My Jakarta: Andry, Chinese Musician
Shortly after former President Abdurrahman ‘Gus Dur’ Wahid (1999-2001) lifted the ban on public displays of Chinese culture, allowing for open celebrations of the Lunar New Year, Andry started his 10-piece traditional Chinese music group, Harmony. His mission was to promote cross-cultural understanding while at the same time preserving Chinese music.
He met with My Jakarta after a performance at Mal Ciputra to tell us where to go in the capital for a genuine Chinese atmosphere and why the Jakarta to Bandung toll road is so useful to him.
How would you characterize Chinese New Year songs?
Chinese New Year music is full of optimism, like the song ‘Tian Lu’ (‘Heaven’s Road’), which says the path that you will take in the coming year will prove to be prosperous. Also, you’ll frequently hear the phrases ‘Gong Xi Gong Xi,’ meaning ‘congratulations,’ and ‘Gong Xi Fa Chai,’ meaning ‘wishing you increased wealth.’
The most frequently requested Chinese song is … ?
That really depends on the event. People select different songs at weddings than during Chinese New Year [laughs].
Generally speaking, I can say that Chinese people worldwide, not just in Indonesia, know Teresa Teng’s songs ‘Yue Liang Dai Biao Wo de Xin’ [‘The Full Moon Represents My Heart’] and ‘Tian Mi Mi’ [‘Sweet Honey’].
The Indonesian song that adapts best to being played Chinese style is … ?
‘Bengawan Solo’ (‘Solo River’). But don’t get me wrong, nearly all songs, including Western songs and Indonesian songs, can be played using Chinese musical instruments.
When did you start Harmony?
I got everyone together for the first time back in 2001. Some of the band members were friends of mine and some were my students. At that time, I had no idea what we were going to call ourselves. Later, I thought to myself that when all the tones are like do, re, mi, very similar, music is very boring. What makes music beautiful are the different tones, but they must all be in harmony. It’s like life. That’s why I named the group Harmony.
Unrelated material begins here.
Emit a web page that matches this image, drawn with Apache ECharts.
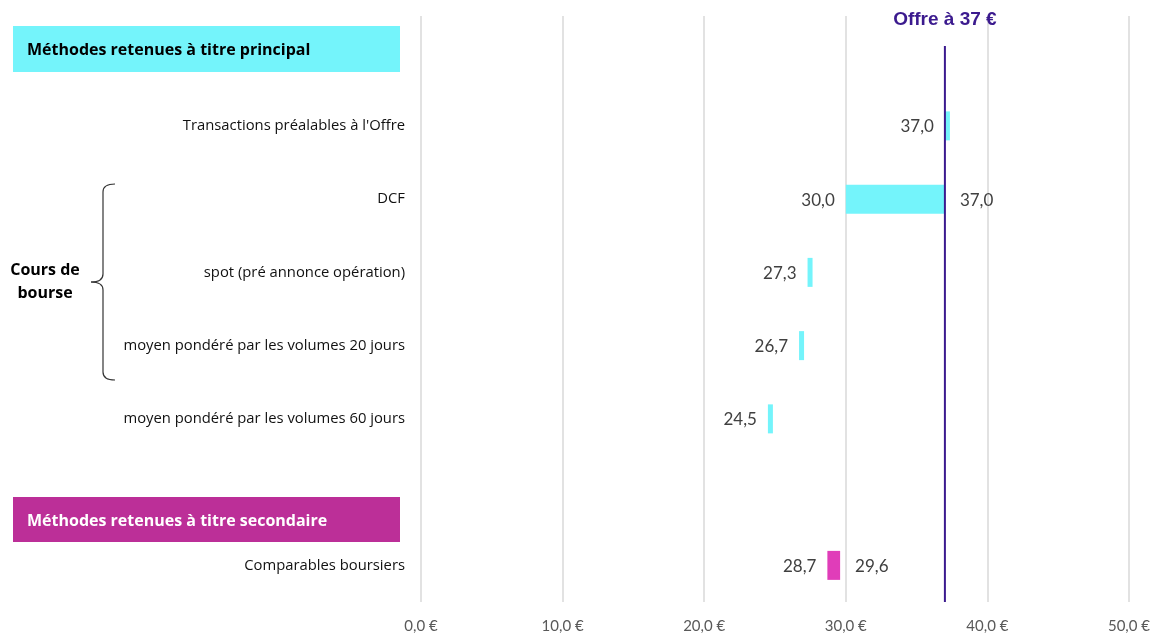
<!DOCTYPE html>
<html><head><meta charset="utf-8">
<script src="https://cdn.jsdelivr.net/npm/echarts@6/dist/echarts.min.js"></script>
<style>html,body{margin:0;padding:0;background:#fff}#c{width:1153px;height:634px}</style>
</head><body><div id="c"></div>
<script>
const categories = ['', "Transactions préalables à l'Offre", 'DCF', 'spot (pré annonce opération)', 'moyen pondéré par les volumes 20 jours', 'moyen pondéré par les volumes 60 jours', '', 'Comparables boursiers'];
const lows  = [null, 37.0, 30.0, 27.3, 26.7, 24.5, null, 28.7];
const highs = [null, 37.0, 37.0, 27.3, 26.7, 24.5, null, 29.6];
const groups = [null, 'principal', 'principal', 'principal', 'principal', 'principal', null, 'secondaire'];
const offer = 37;
const offerLabel = 'Offre à 37 €';
const xTicks = [0, 10, 20, 30, 40, 50];
const headerPrincipal = 'Méthodes retenues à titre principal';
const headerSecondaire = 'Méthodes retenues à titre secondaire';
const braceLabel = 'Cours de\nbourse';

const colors = {principal: '#74F4FB', secondaire: '#E03DB9'};
const fmt = v => v.toFixed(1).replace('.', ',');

const barData = categories.map((c, i) => [i, lows[i], highs[i]]).filter(d => d[1] !== null);

const braceStyle = {stroke: '#333', lineWidth: 1.2, fill: null};

const chart = echarts.init(document.getElementById('c'));
chart.setOption({
  animation: false,
  grid: {left: 421, right: 23, top: 16, bottom: 31.5},
  xAxis: {
    type: 'value', min: xTicks[0], max: xTicks[xTicks.length - 1], interval: 10,
    axisLine: {show: false}, axisTick: {show: false},
    splitLine: {lineStyle: {color: '#d9d9d9', width: 1.5}},
    axisLabel: {formatter: v => fmt(v) + ' €', color: '#595959', fontFamily: 'Lato', fontSize: 15, margin: 17}
  },
  yAxis: {
    type: 'category', data: categories, inverse: true,
    axisLine: {show: false}, axisTick: {show: false}, splitLine: {show: false},
    axisLabel: {color: '#111', fontFamily: '"Open Sans"', fontSize: 14.8, margin: 16, align: 'right'}
  },
  series: [
    {
      type: 'custom',
      data: barData,
      encode: {x: [1, 2], y: 0},
      clip: false,
      renderItem: (params, api) => {
        const idx = api.value(0);
        const lo = api.value(1), hi = api.value(2);
        const p0 = api.coord([lo, idx]);
        const p1 = api.coord([hi, idx]);
        const h = 29;
        const w = Math.max(p1[0] - p0[0], 5);
        const children = [{
          type: 'rect',
          shape: {x: p0[0], y: p0[1] - h / 2, width: w, height: h},
          style: {fill: colors[groups[idx]]}
        }, {
          type: 'text',
          style: {text: fmt(lo), x: p0[0] - 11, y: p0[1] + 1, align: 'right', verticalAlign: 'middle',
                  fill: '#404040', font: '17px Lato'}
        }];
        if (hi > lo) {
          children.push({
            type: 'text',
            style: {text: fmt(hi), x: p0[0] + w + 15, y: p0[1] + 1, align: 'left', verticalAlign: 'middle',
                    fill: '#404040', font: '17px Lato'}
          });
        }
        return {type: 'group', children};
      },
      z: 3
    },
    {
      type: 'custom',
      data: [[offer]],
      encode: {x: 0},
      clip: false,
      renderItem: (params, api) => {
        const cs = params.coordSys;
        const x = api.coord([api.value(0), 0])[0];
        return {type: 'group', children: [
          {type: 'line', shape: {x1: x, y1: cs.y + 30, x2: x, y2: cs.y + cs.height}, style: {stroke: '#3B1A8E', lineWidth: 2}},
          {type: 'text', style: {text: offerLabel, x: x, y: 20, align: 'center', verticalAlign: 'middle',
                                 fill: '#3B1A8E', font: 'bold 19px "Liberation Sans"'}}
        ]};
      },
      z: 4
    }
  ],
  graphic: [
    {type: 'rect', shape: {x: 13, y: 26, width: 387, height: 46}, style: {fill: '#74F4FB'}},
    {type: 'text', style: {text: headerPrincipal, x: 27, y: 50, verticalAlign: 'middle', fill: '#000', font: 'bold 16px "Open Sans"'}},
    {type: 'rect', shape: {x: 13, y: 497, width: 387, height: 45}, style: {fill: '#BC2F98'}},
    {type: 'text', style: {text: headerSecondaire, x: 27, y: 521, verticalAlign: 'middle', fill: '#fff', font: 'bold 16px "Open Sans"'}},
    {type: 'text', style: {text: braceLabel, x: 45, y: 282, align: 'center', verticalAlign: 'middle', fill: '#000', font: 'bold 16px "Open Sans"', lineHeight: 23}},
    {type: 'bezierCurve', shape: {x1: 115, y1: 184, cpx1: 103, cpy1: 184, x2: 103, y2: 192}, style: braceStyle},
    {type: 'line', shape: {x1: 103, y1: 192, x2: 103, y2: 274}, style: braceStyle},
    {type: 'bezierCurve', shape: {x1: 103, y1: 274, cpx1: 103, cpy1: 282, x2: 91, y2: 282}, style: braceStyle},
    {type: 'bezierCurve', shape: {x1: 91, y1: 282, cpx1: 103, cpy1: 282, x2: 103, y2: 290}, style: braceStyle},
    {type: 'line', shape: {x1: 103, y1: 290, x2: 103, y2: 372}, style: braceStyle},
    {type: 'bezierCurve', shape: {x1: 103, y1: 372, cpx1: 103, cpy1: 380, x2: 115, y2: 380}, style: braceStyle}
  ]
});
</script></body></html>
What’s the goal of Harmony? Do you guys want a record deal, do you want to be famous?
The group has two main goals: The first is to promote cultural understanding and preserve the Chinese culture in Indonesia. And the second is that we have to able to earn a living from our passion.
Have you achieved the second goal yet?
Even though performing has not made us rich by any means, I’m grateful that I make a living doing something I’m passionate about. I fulfill my passion and fulfill my mission.
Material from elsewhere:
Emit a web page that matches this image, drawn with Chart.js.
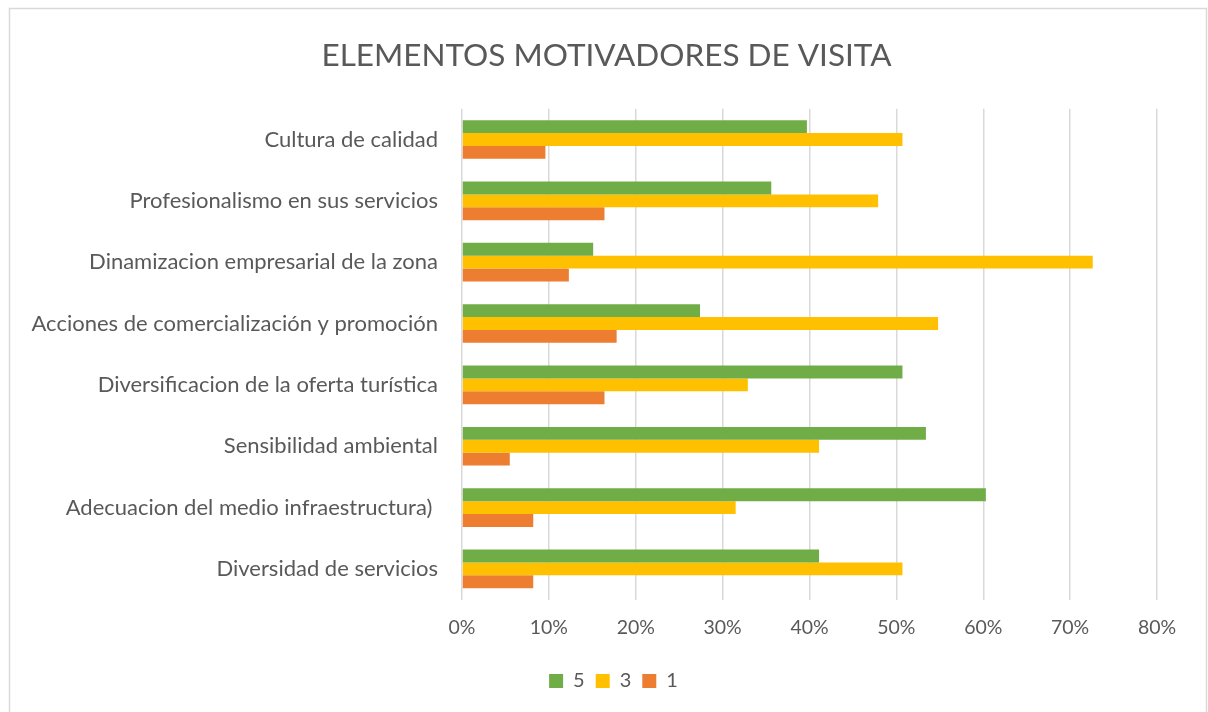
<!DOCTYPE html>
<html>
<head>
<meta charset="utf-8">
<script src="https://cdn.jsdelivr.net/npm/chart.js@4.4.0/dist/chart.umd.min.js"></script>
<style>
  html, body { margin: 0; padding: 0; background: #ffffff; }
  #wrap { width: 1208px; height: 712px; position: relative; }
</style>
</head>
<body>
<div id="wrap"><canvas id="barChart" width="1208" height="712"></canvas></div>
<script>
// Datos (porcentajes)
const categorias = [
  'Cultura de calidad',
  'Profesionalismo en sus servicios',
  'Dinamizacion empresarial de la zona',
  'Acciones de comercialización y promoción',
  'Diversificacion de la oferta turística',
  'Sensibilidad ambiental',
  'Adecuacion del medio infraestructura) ',
  'Diversidad de servicios'
];
const serie5 = [39.7, 35.6, 15.1, 27.4, 50.7, 53.4, 60.3, 41.1];
const serie3 = [50.7, 47.9, 72.6, 54.8, 32.9, 41.1, 31.5, 50.7];
const serie1 = [9.6, 16.4, 12.3, 17.8, 16.4, 5.5, 8.2, 8.2];
const ticksX = [0, 10, 20, 30, 40, 50, 60, 70, 80];

const gris = '#595959';
const fuente = 'Lato, "Liberation Sans", sans-serif';

// Borde del área del gráfico
const borde = {
  id: 'borde',
  beforeDraw(chart) {
    const c = chart.ctx;
    c.save();
    c.strokeStyle = '#d9d9d9';
    c.lineWidth = 1.5;
    c.strokeRect(9.5, 8.5, 1197, 720);
    c.restore();
  }
};

// Centrar título y leyenda sobre todo el lienzo (como en Excel)
const centrado = {
  id: 'centrado',
  afterLayout(chart) {
    const t = chart.titleBlock;
    if (t) { t.left += 23; t.right += 23; }
    const l = chart.legend;
    if (l) { l.left += 30; l.right += 30; l.top += 5; l.bottom += 5; }
  }
};

const ctx = document.getElementById('barChart').getContext('2d');
new Chart(ctx, {
  type: 'bar',
  data: {
    labels: categorias,
    datasets: [
      { label: '5', data: serie5, backgroundColor: '#70AD47' },
      { label: '3', data: serie3, backgroundColor: '#FFC000' },
      { label: '1', data: serie1, backgroundColor: '#ED7D31' }
    ]
  },
  options: {
    indexAxis: 'y',
    responsive: false,
    animation: false,
    categoryPercentage: 0.63,
    barPercentage: 1.0,
    layout: { padding: { left: 10, right: 51, top: 0, bottom: 16 } },
    plugins: {
      title: {
        display: true,
        text: 'ELEMENTOS MOTIVADORES DE VISITA',
        color: gris,
        font: { family: fuente, size: 31.5, weight: 'normal' },
        padding: { top: 37, bottom: 34 }
      },
      legend: {
        position: 'bottom',
        labels: {
          color: gris,
          font: { family: fuente, size: 20 },
          boxWidth: 14,
          boxHeight: 14,
          padding: 11
        }
      },
      tooltip: { enabled: false }
    },
    scales: {
      x: {
        min: 0,
        max: 80,
        afterBuildTicks(scale) {
          scale.ticks = ticksX.map(v => ({ value: v }));
        },
        ticks: {
          color: gris,
          font: { family: fuente, size: 19.5 },
          padding: 16,
          callback: v => v + '%'
        },
        grid: { color: '#d9d9d9', lineWidth: 1.5, tickLength: 0 },
        border: { display: false }
      },
      y: {
        afterFit(scale) { scale.width = 452; },
        ticks: {
          color: gris,
          font: { family: fuente, size: 22 },
          padding: 16
        },
        grid: { display: false },
        border: { display: false }
      }
    }
  },
  plugins: [borde, centrado]
});
</script>
</body>
</html>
How many members do you have in your group?
We started with 10 people and we’re still 10 strong to this day. Nobody has quit yet [laughs]. We meet and practice regularly every two weeks.
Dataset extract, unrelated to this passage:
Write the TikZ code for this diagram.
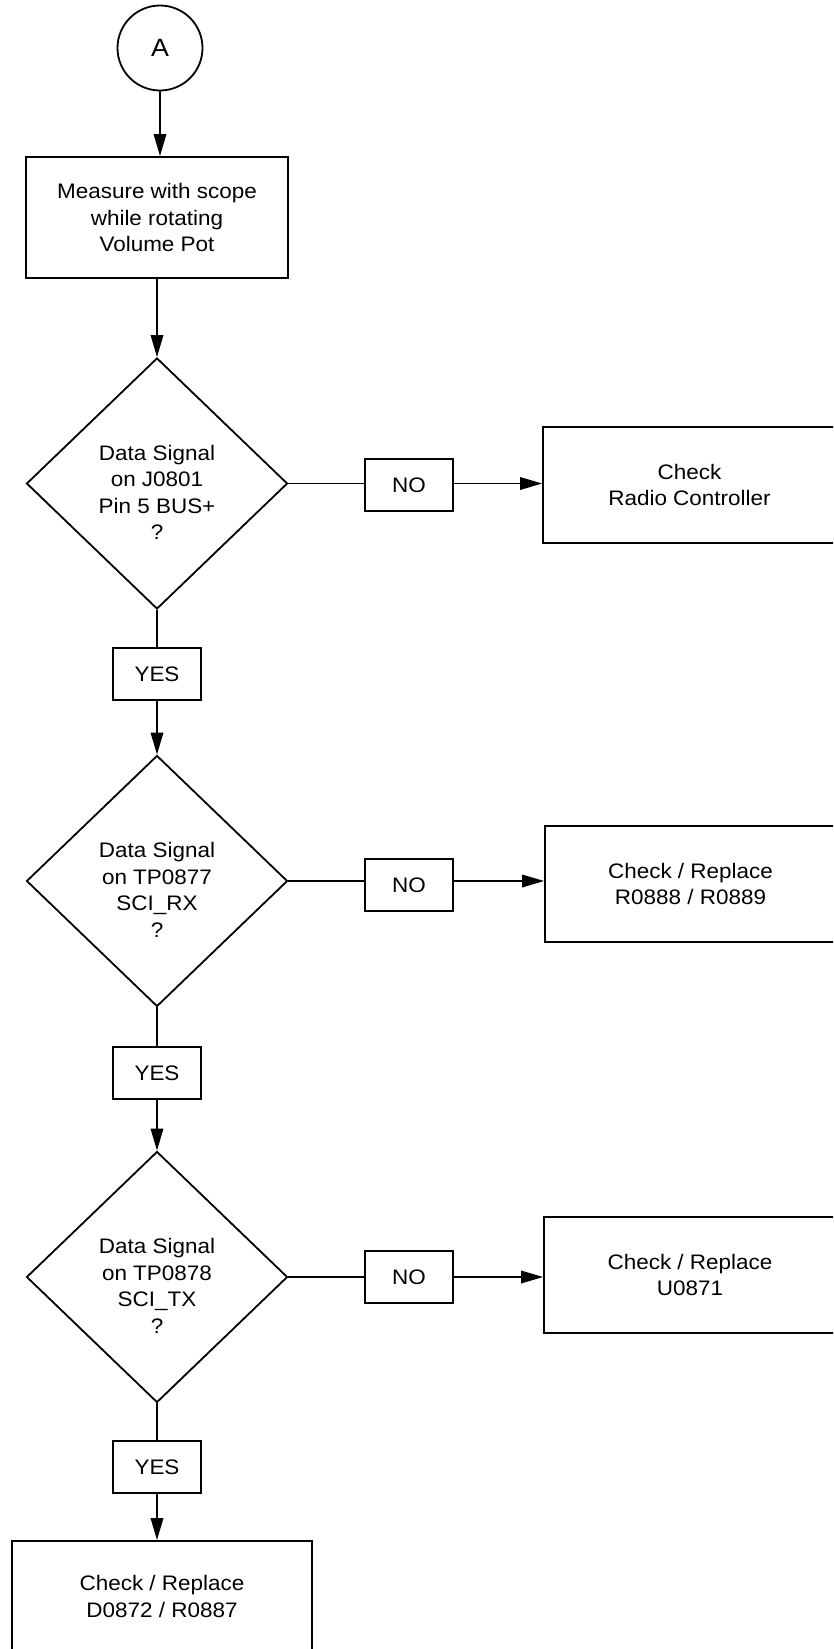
\documentclass[tikz,border=0pt]{standalone}
\usepackage{fontspec}
\setmainfont{Liberation Sans}[FakeStretch=1.07]
\usetikzlibrary{shapes.geometric,arrows.meta}
\begin{document}
\begin{tikzpicture}[x=1bp,y=-1bp,
  every node/.style={font=\fontsize{21bp}{26.5bp}\selectfont, align=center, inner sep=0pt, line width=1.8bp},
  box/.style={draw, rectangle},
  diam/.style={draw, diamond, minimum width=261bp, minimum height=251bp},
  tag/.style={draw, rectangle, minimum width=88bp, minimum height=52bp},
  conn/.style={line width=1.8bp},
  arr/.style={conn, -{Triangle[length=22bp,width=12.5bp]}},
  dtext/.style={yshift=-9bp, align=center}
]
\useasboundingbox (0,0) rectangle (833,1649);
\clip (0,0) rectangle (833,1649);

\node[draw, circle, minimum size=85bp, font=\fontsize{25bp}{30bp}\selectfont] (A) at (160,48) {A};
\node[box, minimum width=262bp, minimum height=121bp] (m1) at (157,217.5) {Measure with scope\\while rotating\\Volume Pot};

\node[diam, label={[dtext]center:{Data Signal\\on J0801\\Pin 5 BUS+\\?}}] (d1) at (157,483.5) {};
\node[tag] (no1) at (409,485) {NO};
\node[box, minimum width=293bp, minimum height=116bp] (r1) at (689.5,485) {Check\\Radio Controller};
\node[tag] (yes1) at (157,674) {YES};

\node[diam, label={[dtext]center:{Data Signal\\on TP0877\\SCI\_RX\\?}}] (d2) at (157,881) {};
\node[tag] (no2) at (409,885) {NO};
\node[box, minimum width=291bp, minimum height=116bp] (r2) at (690.5,884) {Check / Replace\\R0888 / R0889};
\node[tag] (yes2) at (157,1073) {YES};

\node[diam, label={[dtext]center:{Data Signal\\on TP0878\\SCI\_TX\\?}}] (d3) at (157,1277) {};
\node[tag] (no3) at (409,1277) {NO};
\node[box, minimum width=292bp, minimum height=116bp] (r3) at (690,1275) {Check / Replace\\U0871};
\node[tag] (yes3) at (157,1467) {YES};

\node[box, minimum width=300bp, minimum height=111bp] (b) at (162,1596.5) {Check / Replace\\D0872 / R0887};

\draw[arr] (A.south) -- (A.south |- m1.north);
\draw[arr] (m1.south) -- (d1.north);

\draw[conn] (d1.east) -- (no1.west |- d1.east);
\draw[arr] (no1.east |- d1.east) -- (r1.west |- d1.east);
\draw[conn] (d1.south) -- (yes1.north);
\draw[arr] (yes1.south) -- (d2.north);

\draw[conn] (d2.east) -- (no2.west |- d2.east);
\draw[arr] (no2.east |- d2.east) -- (r2.west |- d2.east);
\draw[conn] (d2.south) -- (yes2.north);
\draw[arr] (yes2.south) -- (d3.north);

\draw[conn] (d3.east) -- (no3.west |- d3.east);
\draw[arr] (no3.east |- d3.east) -- (r3.west |- d3.east);
\draw[conn] (d3.south) -- (yes3.north);
\draw[arr] (yes3.south) -- (yes3.south |- b.north);
\end{tikzpicture}
\end{document}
How do audiences here in Jakarta react to the fact that you play Chinese music?
It gives me a good feeling to look out at the audience and know that they appreciate what we are doing. Our audiences aren’t just made up of people of Chinese descent.
Do you always perform in traditional Chinese costumes?
Not really. It’s Chinese New Year, so we wear Chinese costumes. But at other times of the year, when playing for different audiences, we wear different clothing. Actually, we often wear batik.
What really makes us a Chinese band are the instruments. The instruments — the yangqin [dulcimer], sanxian [three-stringed lute], huapen qu [flowerpot drum], dizi [transverse flute] and ruan [round-bodied lute] — sound exotic to Indonesian audiences. All the instruments come from Shanghai.
How do you advertise your group?
Via Facebook, Wikipedia and YouTube. You can see our profiles there. Our performance of ‘Bengawan Solo’ has had more than 55,500 hits on YouTube.
And the biggest stage you guys have played on is … ?
We have performed at several international events such as the Afro-Asia Art and Culture Festival in 2005. In 2009, we performed at the Simple Gift Concert with the Lippo Village Community Choir & Orchestra. We’ve done charity performances, too. In 2005, we took part in the Harmony in Humanity concert, the proceeds of which went to help with Aceh tsunami relief work.
And you came from Bandung to Jakarta today just for one performance?
We’re based in Bandung, but we’re always performing in Jakarta. The Jakarta-Bandung toll road is really helpful to us. I can come to Jakarta after lunch, perform for a few hours and then head back to Bandung to sleep at home [laughs].
What’s the difference between Chinese New Year in Bandung and Jakarta?
The atmosphere in Jakarta is better. There’s a really strong Chinese New Year vibe in Jakarta’s shopping malls. Also, you still can find a Chinatown with a genuine New Year ambience in Petak Sembilan [near Glodok].
And you only play Chinese instruments?
We’ve also used traditional Indonesian instruments from time to time. I’ve collaborated with keroncong musicians as well as used Sudanese [West Javanese] and Batak [North Sumatran] musical instruments. We’re launching our Chinese instrumental CD shortly after Chinese New Year.